Frequently asked questions

Can I run this on a Mac without a dedicated GPU?

Yes — Apple Silicon Macs work via Metal. M3 Max gets you ~3-4x real-time on large-v3, M2/M1 closer to 1-2x real-time on medium. Set device='auto' in faster-whisper and it picks the best available backend. For old Intel Macs, fall back to CPU-only and the medium model — slower but still usable for overnight batch.

What if a video is age-restricted or region-locked?

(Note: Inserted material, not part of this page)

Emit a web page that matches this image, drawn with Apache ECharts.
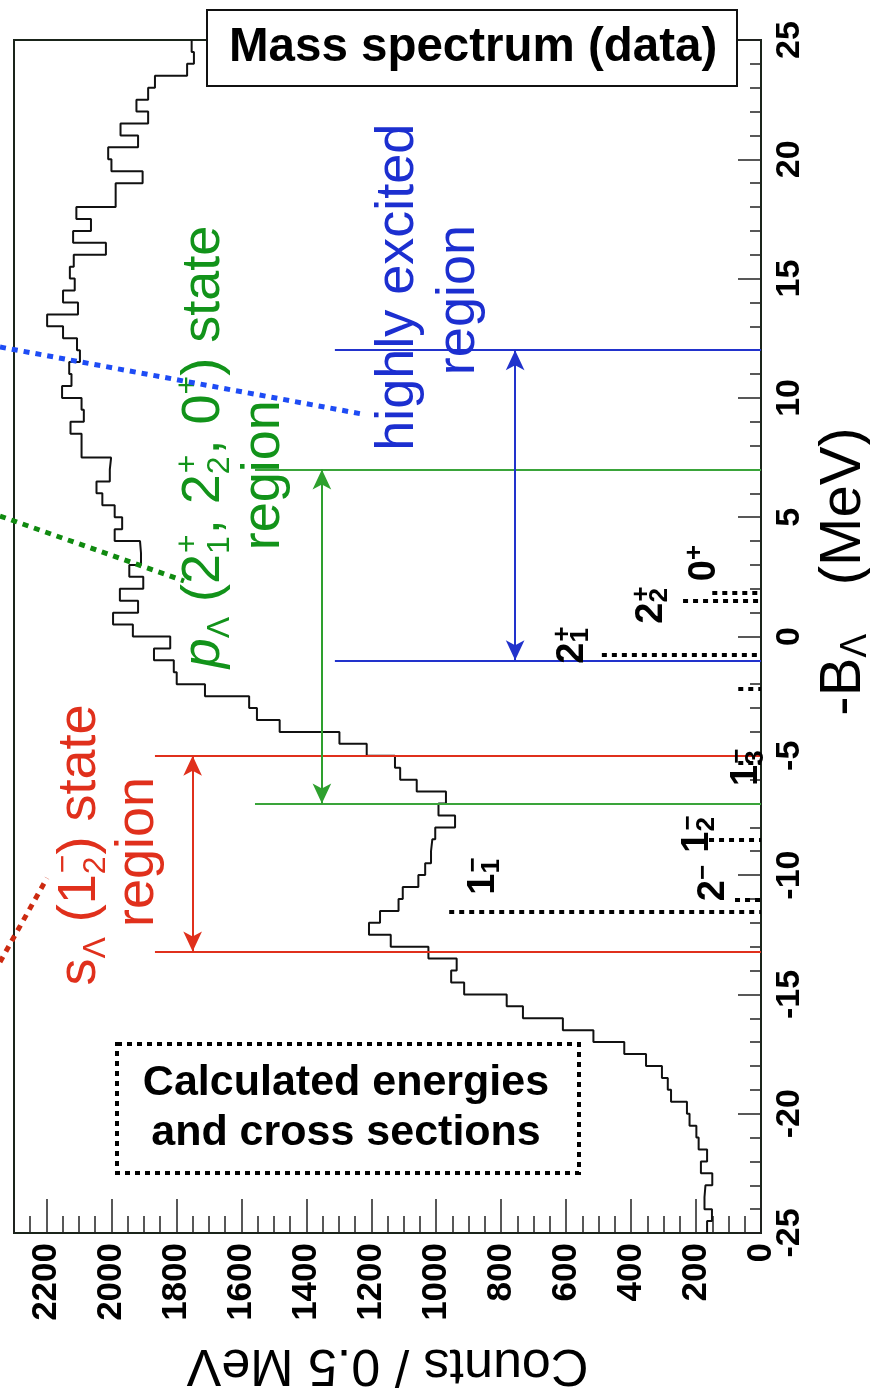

yt-dlp handles many of these cases with --cookies-from-browser flag (passes your logged-in YouTube cookies). For age-gated videos, this typically works. Region-locked videos require a VPN at the network level — yt-dlp can't bypass geographic restrictions on its own. For private/unlisted videos with a direct URL, no workaround unless you have access; for fully private videos, you can't download them anyway.

How do I keep this updated as I add new videos to the playlist?

Re-run the script periodically. Because it skips videos with existing .md files, only new videos get transcribed. For automation, schedule it via cron (Linux/Mac) or Task Scheduler (Windows) to run weekly. The yt-dlp + faster-whisper combo doesn't need any updates for routine running, but check yt-dlp for updates monthly since YouTube occasionally changes their backend (yt-dlp pushes fast updates to track these changes).